The big joke, of course, if you are into these things, is that arctic ice extent seems to run on a seventy year cycle, as well as being affected by short-term cycles which have more to do with wind patterns than they do temperature. Thus, a declining trend since the beginning of satellite data – which started in 1979 – is actually meaningless. Unless you know what happened in the previous cycle, you have no comparative base, and therefore you are just producing figures in isolation.

The very latest figure might tell us that the cycle is on the turn, and there is some slight evidence that we have passed the bottom end. We are, after all, just past the 70th anniversary of the surface raider Komet traversing the ice-bound northeast passage, on her way to the Pacific to sink Allied shipping.

As we recalled earlier, she left Germany on 3 July 1940 with a crew of 270, sailed up the Norwegian coast and then, with the assistance of the Soviets, navigated the northern route, crossing the Bering Straits into the Pacific Ocean in early September. She returned safely to Germany on 30 November 1941, after sinking seven ships, only in 1942 to be sunk by British motor torpedo boats near the Cap de la Hague, with no survivors.
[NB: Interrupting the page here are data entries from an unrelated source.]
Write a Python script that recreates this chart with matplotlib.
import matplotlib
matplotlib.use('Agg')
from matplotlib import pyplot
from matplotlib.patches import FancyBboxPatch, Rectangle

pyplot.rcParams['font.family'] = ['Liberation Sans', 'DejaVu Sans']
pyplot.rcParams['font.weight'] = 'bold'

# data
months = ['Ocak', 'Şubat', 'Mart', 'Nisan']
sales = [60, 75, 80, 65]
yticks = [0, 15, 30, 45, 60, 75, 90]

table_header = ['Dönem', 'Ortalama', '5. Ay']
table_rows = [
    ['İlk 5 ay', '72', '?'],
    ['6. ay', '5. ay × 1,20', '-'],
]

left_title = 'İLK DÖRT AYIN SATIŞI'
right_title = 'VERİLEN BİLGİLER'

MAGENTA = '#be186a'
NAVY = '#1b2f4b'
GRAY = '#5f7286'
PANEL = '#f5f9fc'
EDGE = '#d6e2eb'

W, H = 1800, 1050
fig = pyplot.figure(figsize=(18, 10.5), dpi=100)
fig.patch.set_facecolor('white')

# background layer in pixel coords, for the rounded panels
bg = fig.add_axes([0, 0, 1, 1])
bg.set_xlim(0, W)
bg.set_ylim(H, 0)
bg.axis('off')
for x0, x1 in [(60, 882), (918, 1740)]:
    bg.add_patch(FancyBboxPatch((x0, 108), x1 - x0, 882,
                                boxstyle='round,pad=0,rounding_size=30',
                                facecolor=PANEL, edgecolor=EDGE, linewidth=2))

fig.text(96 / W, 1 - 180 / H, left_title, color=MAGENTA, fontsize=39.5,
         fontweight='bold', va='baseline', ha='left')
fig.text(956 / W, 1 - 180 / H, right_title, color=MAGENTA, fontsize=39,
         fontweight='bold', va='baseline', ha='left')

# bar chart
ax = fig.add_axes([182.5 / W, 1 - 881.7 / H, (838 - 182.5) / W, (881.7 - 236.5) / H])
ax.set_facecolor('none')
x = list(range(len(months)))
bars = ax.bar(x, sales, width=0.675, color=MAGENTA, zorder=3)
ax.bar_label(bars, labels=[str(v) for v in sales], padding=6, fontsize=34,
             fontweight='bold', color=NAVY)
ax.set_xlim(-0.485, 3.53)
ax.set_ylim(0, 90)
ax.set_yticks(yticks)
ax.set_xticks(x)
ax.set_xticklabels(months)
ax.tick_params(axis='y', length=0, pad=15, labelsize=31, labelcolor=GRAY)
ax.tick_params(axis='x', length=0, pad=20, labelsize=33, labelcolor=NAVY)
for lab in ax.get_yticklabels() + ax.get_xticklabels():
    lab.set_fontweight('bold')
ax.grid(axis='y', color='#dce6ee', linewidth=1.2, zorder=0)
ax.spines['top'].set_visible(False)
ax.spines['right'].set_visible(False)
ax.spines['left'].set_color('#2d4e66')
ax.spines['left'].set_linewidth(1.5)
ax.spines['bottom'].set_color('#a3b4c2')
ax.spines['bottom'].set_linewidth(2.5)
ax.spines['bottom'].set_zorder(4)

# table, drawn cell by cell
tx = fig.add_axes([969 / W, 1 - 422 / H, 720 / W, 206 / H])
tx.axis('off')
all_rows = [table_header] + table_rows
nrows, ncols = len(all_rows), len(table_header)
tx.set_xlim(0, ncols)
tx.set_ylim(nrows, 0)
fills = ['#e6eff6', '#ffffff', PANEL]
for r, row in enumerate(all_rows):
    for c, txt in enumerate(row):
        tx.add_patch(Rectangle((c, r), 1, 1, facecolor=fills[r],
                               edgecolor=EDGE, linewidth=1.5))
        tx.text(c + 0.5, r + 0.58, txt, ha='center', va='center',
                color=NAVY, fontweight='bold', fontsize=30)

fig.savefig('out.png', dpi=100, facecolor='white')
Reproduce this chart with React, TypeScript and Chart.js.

If seventy years ago, we'd been spending the time monitoring arctic ice instead of indulging in an orgy of killing, we might all be better off. But, since we did not, we don't have the information – and guessing isn't good enough.

The Russians though, who live with the ice - and suffer from the vagaries of the climate far more than we ever have - have collected a huge amount of data and are convinced (warning mega PDF) that there are long-period fluctuations in climatic conditions, and have evidence to demonstrate the existence of an approximately 60-year repeating pattern in the circumpolar Arctic zone.

Needless to say though, that doesn't stop the little boys and girls in NSIDC knowing better and making stupid statements. Why should they listen to the people who know what they are talking about when they can make complete idiots of themselves unaided? But I guess they are no more stupid than the people who listen to them.